Quelques dizaines d'années après la conquête musulmane éclate en 739/740, une insurrection que l'on peut qualifier de révolutionnaire. Il s'agit d'un mouvement berbère très complexe. Il est certainement inspiré par le désir de chasser les envahisseurs arabes et, en ce sens, il n'est qu'une insurrection, quelle qu'en soit l'ampleur. Il a aussi des mobiles religieux, puisqu'il prend la forme d'une rébellion kharidjite contre l'orthodoxie sunnite des conquérants, mais, en ce domaine, il n'y a pas vraiment révolution, du fait que l'Islam en tant que tel, n'est pas attaqué et que le kharidjisme compte déjà près d'un siècle d'existence au milieu du VIIIe siècle ; il ne saurait donc être question de révolution religieuse. Mais le promoteur du mouvement, Maysara, autant que nous soyons renseignés sur lui, est un personnage de basse extraction, qualifié par les chroniqueurs arabes de porteur d'eau ou de pauvre (faqir) ou de vil (haqtr) ce qui fait croire que, dès le départ, le mouvement a pris un caractère populaire. D'autre part, il en est résulté l'éviction non seulement des cadres arabes établis au Maghreb, mais très probablement aussi, encore que nous n'ayons pas de renseignements précis là-dessus, des notables berbères qui avaient accepté de collaborer avec les vainqueurs. Si les Arabes ont pu, non sans grand mal, rétablir leur autorité dans la partie orientale (l'est) du Maghreb (Ifriqiya), ils n'ont même pas essayé d'en faire autant dans le reste du pays, y laissant ainsi la direction politique à de nouveaux maîtres. Les textes existants ne permettent pas de mesurer l'ampleur des perturbations qui ont pu être ainsi apportées à l'organisation de la société berbère, mais on est en droit de les considérer comme révolutionnaires.
Autre série d'événements à considérer lorsque les Fatimides s'installent au Maghreb dans les premières années du Xe siècle. Leur venue est préparée par une propagande systématique menée par un agent habile dans la tribu des Kutama (entre l'actuelle Béjaïa et Jijel). Gagnée à leur cause, la tribu parvient à en soumettre d'autres et à renverser la dynastie aghlabide qui régnait à Kairouan. Ici l'on perçoit avec netteté un phénomène dont l'histoire du Maghreb offre de nombreux autres exemples : la victoire d'une tribu qui aboutit à la fondation d'un empire, ce que l'on pourrait appeler une révolution ethnique. Pendant un temps au moins, les Kutama vont être les meilleurs soutiens de la dynastie fatimide et lui permettront non seulement d'établir un pouvoir solide en Ifriqiya, dans le Maghreb central et même à de certains moments dans le Maghreb extrême, mais aussi d'opérer une révolution religieuse, puisque la doctrine chiite est aussitôt proclamée doctrine d'Etat et essaie de supplanter le sunnisme malékite qui avait fleuri à Kairouan sous les Aghlabides. Brusque changement de dynastie, changement de la doctrine religieuse officielle, constitution de deux aristocraties tribales successives, les Kutama d'abord, puis les Sanhaja, au milieu du Xe siècle : on peut penser que le mot de révolution n'est pas trop fort pour traduire cet ensemble de phénomènes.

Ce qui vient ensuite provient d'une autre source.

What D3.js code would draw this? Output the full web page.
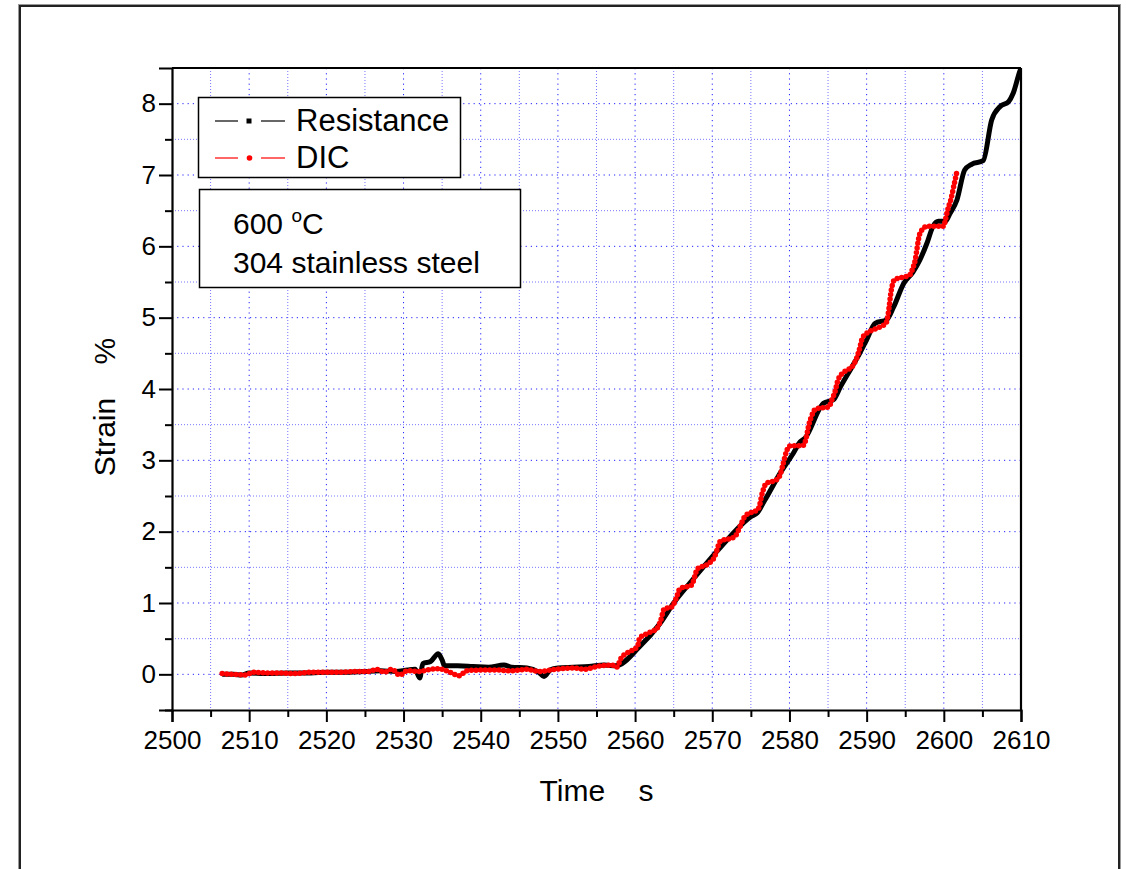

La révolte d'Abu Yazid qui ensanglante les années 944 à 947 peut-elle être considérée comme telle ? Non si l'on s'en rapporte au résultat, puisqu'elle a échoué sans laisser de traces profondes après succès éphémère. Et cependant elle contenait en elle des germes révolutionnaires : tout comme Maysara deux siècles plus tôt, Abou Yazid soulevait les foules au nom de l'idéologie kharidjite dont la flamme couvait encore sous la cendre. Il réussit à gagner à sa cause une énorme masse de paysans ; étaient -ils animés par un désir de subversion sociale ? Se soulevaient-ils contre les grands propriétaires en même temps que contre les maîtres chiites venus d'Orient ? On ne peut l'affirmer faute de preuves, mais on doit se souvenir que ce mouvement se traduisit souvent par de cruelles jacqueries ; or une révolution n'est-elle pas en bien des cas une jacquerie qui dure et réussit ? Bref la révolte d'Abou Yazid peut être considérée comme un mouvement à tendances révolutionnaires.